A starting point is GitHub - sle118/squeezelite-esp32: ESP32 Music streaming based on Squeezelite, with support for multi-room sync, AirPlay, Bluetooth, Hardware buttons, display and more which is the github repo for this software. It’s not quite a simple step-by-step process, though if you wire up pins to an ESP32, you’ve got over one major hurdle. Where it can get tricky is if you want to connect switches and have Squeezelite-esp32 act on those for play/pause, skip forward/back, etc. You have to compose a JSON blob and upload it to the running squeezlite esp32 todefine those pins and functions. But you can do that after you get the basic music-playing capability working.
You should decide at the outside if you plan to have Music Assistant (MA) installed and part of your world. There’s many good reasons to do this, and going down this path means that MA automatically pause music that’s play, then play the TTS announcement and then resume. And you can configure MA to include a litlte “ding” noise before it plays the announcement. If you go down this path, then you can expose the MA devices into Home Assistant as media players as the interface.
Alternatively, you can add the Squeezebox-lite devices as Home Assistant “Squeezebox” media players directly, but then you don’t get those other nice features.
Note that if you go down this path, then the device is not going to be a Voice Assistant as it has no microphone, etc. Just a music/media player.
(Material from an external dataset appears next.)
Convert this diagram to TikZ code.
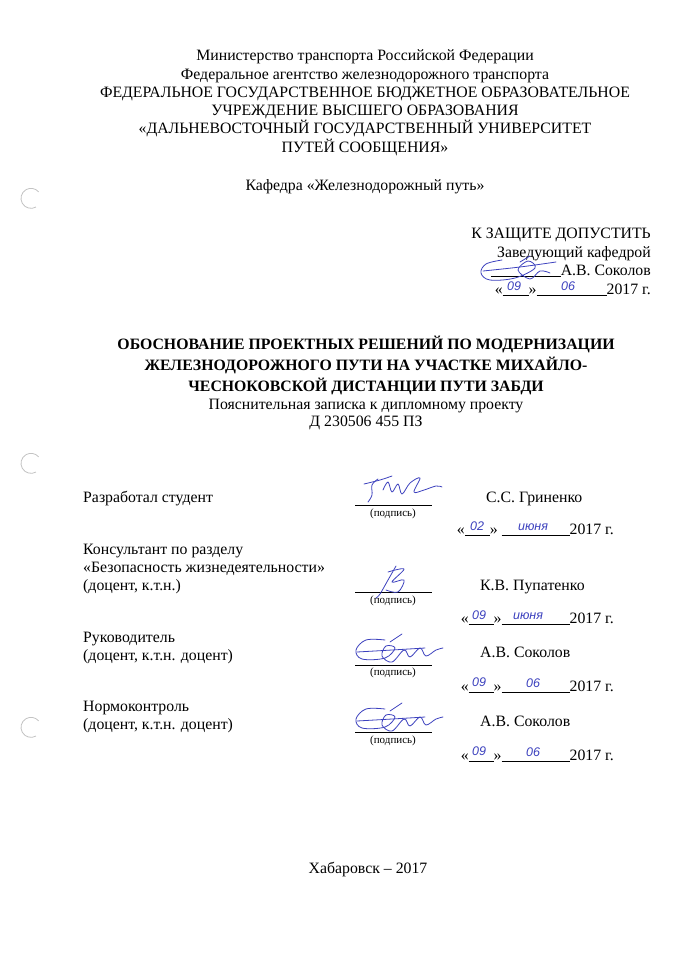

If you start with that github link and then do some searches, chances are you might turn up something more like a tutorial? The documentation on the github page is pretty complete, though it can be a little confusing at the outset until you get the feel for how it wants to be installed, configured and used. Like most things…
EDIT: To be fair, it’s been more than few months since I went down this path, so possibly the music playing experience with ESPHome (as compared to the squeezebox lite approach) has improved. The voice assistant and media playing code has been under active development, so what I experienced 6 months ago is not the same thing you’ll see today.
On the other hand, if you have shitty speaker acoustics, it really doesn’t matter what software is driving it. So what you invest in the speaker and enclosure will pay dividends regardless of what software stack you choose. Heck, try them both once you get the hardware working and see how each feels!